The yen advanced for a second week versus the euro and the US dollar after the Bank of Japan (BOJ) refrained from further moves to stimulate growth and Spanish bond yields climbed, reviving concern Europe’s debt crisis will spread.
The shared currency fell as investors wagered the European Central Bank (ECB) would not restart its government-bond purchase program. The US dollar rose versus 10 of its 16 most-traded peers as investors sought haven, pushing US Treasury 10-year yields below 2 percent. The Australian and New Zealand dollars gained on stronger domestic data and speculation China will take steps to boost its economy.
“The Bank of Japan became a bit more neutral and that shift gave support to the Japanese yen because it reduced expectations for easing,” said Eric Viloria, senior currency strategist at Gain Capital Group LLC in New York, on Friday. “One of the major supports of the yen is low US yields. With the 10-year below 2 percent, that will drive [US] dollar-yen lower.”
The Japanese currency rallied 1 percent to ￥105.83 versus the euro on Friday in New York, from ￥106.86 the week before. It touched ￥105.45 on Wednesday, the strongest level since February. The yen gained 0.9 percent to ￥80.93 per US dollar, after touching ￥80.57 on Wednesday, the strongest in six weeks. The dollar appreciated 0.1 percent to US$1.3078 per euro.
The Australian currency climbed against all of its major counterparts except the Singapore dollar and the yen, as China recorded an unexpected trade surplus and the slowest economic expansion in almost three years. The data fueled speculation the People’s Bank of China will move to stimulate economic growth. The nation is Australia’s biggest trading partner.
Australia’s dollar also strengthened as payrolls in the nation added 44,000 jobs last month.

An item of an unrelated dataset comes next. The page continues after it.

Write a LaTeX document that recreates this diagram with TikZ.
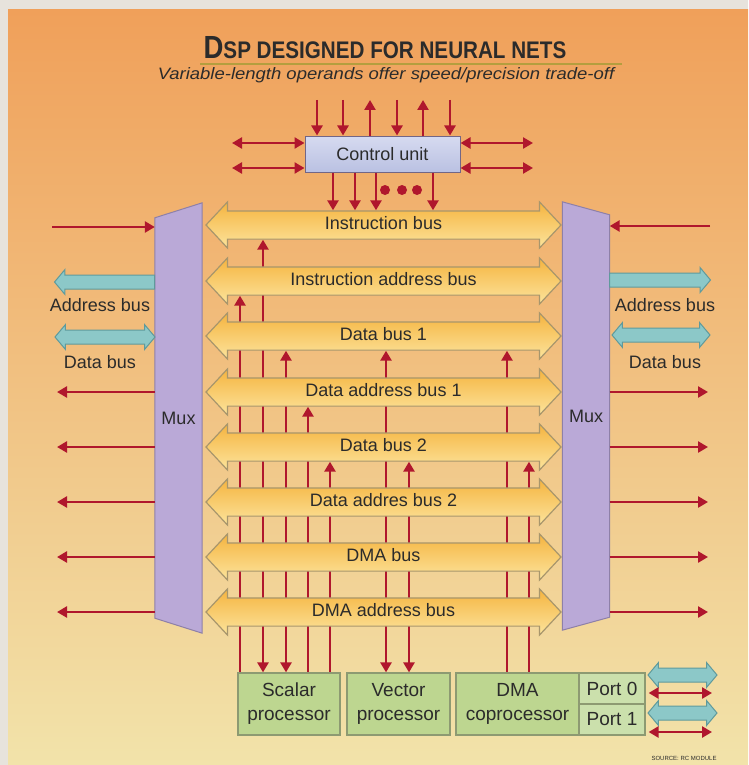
\documentclass[tikz,border=0pt]{standalone}
\usepackage{fontspec}
\setsansfont{Liberation Sans}
\usetikzlibrary{arrows.meta}
\usetikzlibrary{shapes}

\definecolor{paperGray}{HTML}{E7E3DC}
\definecolor{bgTop}{HTML}{F0A05A}
\definecolor{bgMid}{HTML}{F5C69C}
\definecolor{bgBottom}{HTML}{F2E3AA}
\definecolor{wireRed}{HTML}{B0172D}
\definecolor{busTop}{HTML}{F5B440}
\definecolor{busBottom}{HTML}{FCE49C}
\definecolor{busEdge}{HTML}{A8966C}
\definecolor{muxFill}{HTML}{BAA9D7}
\definecolor{muxEdge}{HTML}{8E80A8}
\definecolor{cuTop}{HTML}{D6DAF0}
\definecolor{cuBottom}{HTML}{BAC1E2}
\definecolor{procFill}{HTML}{BDD690}
\definecolor{portFill}{HTML}{CBE0AC}
\definecolor{procEdge}{HTML}{8D9A72}
\definecolor{cyanFill}{HTML}{8CC8C8}
\definecolor{cyanEdge}{HTML}{5F9A9C}
\definecolor{textGray}{HTML}{2B2B2B}
\definecolor{ruleOlive}{HTML}{B49E3E}

\pgfdeclarelayer{back}
\pgfdeclarelayer{wires}
\pgfsetlayers{back,wires,main}

\begin{document}
\begin{tikzpicture}[x=1pt, y=-1pt, font=\sffamily, text=textGray]
	\tikzstyle{wire}=[draw=wireRed, line width=2.6pt]
	\tikzstyle{endTip}=[-{Triangle[length=10pt,width=11pt]}]
	\tikzstyle{startTip}=[{Triangle[length=10pt,width=11pt]}-]
	\tikzstyle{bothTip}=[{Triangle[length=10pt,width=11pt]}-{Triangle[length=10pt,width=11pt]}]
	\tikzstyle{busStyle}=[shape = double arrow, draw = busEdge, line width = 1.2pt, top color = busTop, bottom color = busBottom, minimum height = 355pt, double arrow head extend = 9pt, double arrow tip angle = 94, inner ysep = 5pt, text height = 13pt, text depth = 4pt, font = \sffamily\fontsize{18}{20}\selectfont]
	\tikzstyle{muxStyle}=[shape = rectangle, minimum width = 47pt, inner sep = 0pt, font = \sffamily\fontsize{18}{20}\selectfont]
	\tikzstyle{procStyle}=[shape = rectangle, draw = procEdge, fill = procFill, line width = 1.2pt, align = center, inner sep = 0pt, minimum height = 62pt, font = \sffamily\fontsize{19}{24}\selectfont]
	\tikzstyle{portStyle}=[procStyle, fill = portFill, minimum width = 66pt, minimum height = 31pt, font = \sffamily\fontsize{19}{20}\selectfont]
	\tikzstyle{cyanArrow}=[shape = single arrow, draw = cyanEdge, fill = cyanFill, line width = 1pt, inner xsep = 0pt, inner ysep = 6.5pt, text height = 0pt, text depth = 0pt, single arrow head extend = 5.5pt, single arrow tip angle = 100]
	\tikzstyle{cyanDouble}=[shape = double arrow, draw = cyanEdge, fill = cyanFill, line width = 1pt, inner xsep = 0pt, inner ysep = 6.5pt, text height = 0pt, text depth = 0pt, double arrow head extend = 5.5pt, double arrow tip angle = 100]
	\tikzstyle{sideLabel}=[inner sep = 0pt, font = \sffamily\fontsize{18}{20}\selectfont]
	\useasboundingbox (0,0) rectangle (748,765);
	\begin{pgfonlayer}{back}
		\fill[paperGray] (0,0) rectangle (748,765);
		\shade[top color = bgTop, middle color = bgMid, bottom color = bgBottom] (8,10) rectangle (748,765);
	\end{pgfonlayer}
	\node[anchor = base, inner sep = 0pt] (title) at (385,59) {\scalebox{0.86}[1]{\bfseries\fontsize{32}{32}\selectfont D\fontsize{24}{24}\selectfont SP DESIGNED FOR NEURAL NETS}};
	\draw[ruleOlive, line width = 1.2pt] (200,64) -- (622,64);
	\node[anchor = base, inner sep = 0pt] (subtitle) at (386,80) {\scalebox{1.12}[1]{\itshape\fontsize{16.5}{18}\selectfont Variable-length operands offer speed/precision trade-off}};
	\node[anchor = base, inner sep = 0pt, font = \sffamily\fontsize{6}{6}\selectfont] (source) at (684,760) {SOURCE: RC MODULE};
	\node[shape = rectangle, draw = muxEdge!80!black, line width = 1pt, top color = cuTop, bottom color = cuBottom, minimum width = 155pt, minimum height = 36pt, font = \sffamily\fontsize{18}{20}\selectfont] (cu) at (382.5,154) {Control unit};
	\foreach \name/\y/\txt in {ib/225/Instruction bus, iab/281/Instruction address bus, db1/336/Data bus 1, dab1/392/Data address bus 1, db2/447/Data bus 2, dab2/502/Data addres bus 2, dma/557/DMA bus, dmaa/612/DMA address bus}
		\node[busStyle] (\name) at (383.5,\y) {\txt};
	\node[muxStyle, minimum height = 430pt] (muxL) at (178.5,418) {Mux};
	\node[muxStyle, minimum height = 428pt] (muxR) at (586,416) {Mux};
	\node[procStyle, minimum width = 102pt] (scalar) at (289,704) {Scalar\\processor};
	\node[procStyle, minimum width = 103pt] (vector) at (398.5,704) {Vector\\processor};
	\node[procStyle, minimum width = 123pt] (dmacp) at (517.5,704) {DMA\\coprocessor};
	\node[portStyle] (port0) at (612,688.5) {Port 0};
	\node[portStyle] (port1) at (612,719.5) {Port 1};
	\begin{pgfonlayer}{wires}
		\filldraw[fill = muxFill, draw = muxEdge, line width = 1pt] ([yshift = -15pt]muxL.north west) -- (muxL.north east) -- (muxL.south east) -- ([yshift = 15pt]muxL.south west) -- cycle;
		\filldraw[fill = muxFill, draw = muxEdge, line width = 1pt] (muxR.north west) -- ([yshift = -13pt]muxR.north east) -- ([yshift = 13pt]muxR.south east) -- (muxR.south west) -- cycle;
		\foreach \x/\proc/\bus/\st in {240/scalar/iab/endTip, 263/scalar/ib/bothTip, 286/scalar/db1/bothTip, 308/scalar/dab1/endTip, 330/scalar/db2/endTip, 386/vector/db1/bothTip, 409/vector/db2/bothTip, 507/dmacp/db1/endTip, 529/dmacp/db2/endTip}
			\draw[wire, \st] (\x,0 |- \proc.north) -- (\x,0 |- \bus.south);
	\end{pgfonlayer}
	\foreach \x/\st in {317/endTip, 343/endTip, 370/startTip, 397/endTip, 423/startTip, 450/endTip} {
		\coordinate (cuIn\x) at (\x,100);
		\draw[wire, \st] (cuIn\x) -- (cuIn\x |- cu.north);
	}
	\foreach \x in {333, 355, 376, 433}
		\draw[wire, endTip] (\x,0 |- cu.south) -- (\x,0 |- ib.north);
	\foreach \x in {385, 402, 417}
		\fill[wireRed] (\x,190) circle (5pt);
	\foreach \y in {143, 168} {
		\coordinate (cuLeft\y) at (232,\y);
		\coordinate (cuRight\y) at (533,\y);
		\draw[wire, bothTip] (cuLeft\y) -- (cuLeft\y -| cu.west);
		\draw[wire, bothTip] (cuRight\y -| cu.east) -- (cuRight\y);
	}
	\coordinate (inL) at (52,227);
	\coordinate (inR) at (710,226);
	\draw[wire, endTip] (inL) -- (inL -| muxL.west);
	\draw[wire, endTip] (inR) -- (inR -| muxR.east);
	\foreach \b in {dab1, db2, dab2, dma, dmaa} {
		\coordinate (outL\b) at (57,0 |- \b);
		\coordinate (outR\b) at (708,0 |- \b);
		\draw[wire, endTip] (muxL.west |- \b) -- (outL\b);
		\draw[wire, endTip] (muxR.east |- \b) -- (outR\b);
	}
	\node[cyanArrow, shape border rotate = 180, anchor = tail, minimum height = 100pt] (addrL) at (155,282) {};
	\node[cyanDouble, minimum height = 100pt] (dataL) at (105,337) {};
	\node[cyanArrow, anchor = tail, minimum height = 101pt] (addrR) at (609,280) {};
	\node[cyanDouble, minimum height = 98pt] (dataR) at (661,335) {};
	\node[sideLabel] (addrLtxt) at (100,305) {Address bus};
	\node[sideLabel] (dataLtxt) at (100,362) {Data bus};
	\node[sideLabel] (addrRtxt) at (665,305) {Address bus};
	\node[sideLabel] (dataRtxt) at (665,362) {Data bus};
	\node[cyanDouble, minimum height = 69pt] (port0bus) at (682.5,675) {};
	\node[cyanDouble, minimum height = 69pt] (port1bus) at (682.5,713) {};
	\coordinate (port0end) at (712,693);
	\coordinate (port1end) at (712,732);
	\draw[wire, bothTip] ([xshift = 3pt]port0end -| port0.east) -- (port0end);
	\draw[wire, bothTip] ([xshift = 3pt]port1end -| port1.east) -- (port1end);
\end{tikzpicture}
\end{document}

The Aussie rose 0.6 percent to US$1.0370 and reached US$1.0453, the highest since April 3. It declined 0.2 percent to ￥83.94.
New Zealand’s dollar rallied versus its US counterpart after the South Pacific nation’s business confidence rose in the first quarter. The currency, nicknamed the kiwi, was 0.4 percent stronger at US$0.8228. It fell 0.5 percent to ￥66.59.
Implied volatility on three-month options on G7 nations’ currencies fell on Friday to the lowest level since August 2008, 9.7 percent, according to a JPMorgan Chase & Co index. The average over the past decade is 10.6 percent.
Lower volatility makes investments in currencies of nations with higher benchmark rates more attractive because the risk in such trades is that market moves will erase profits.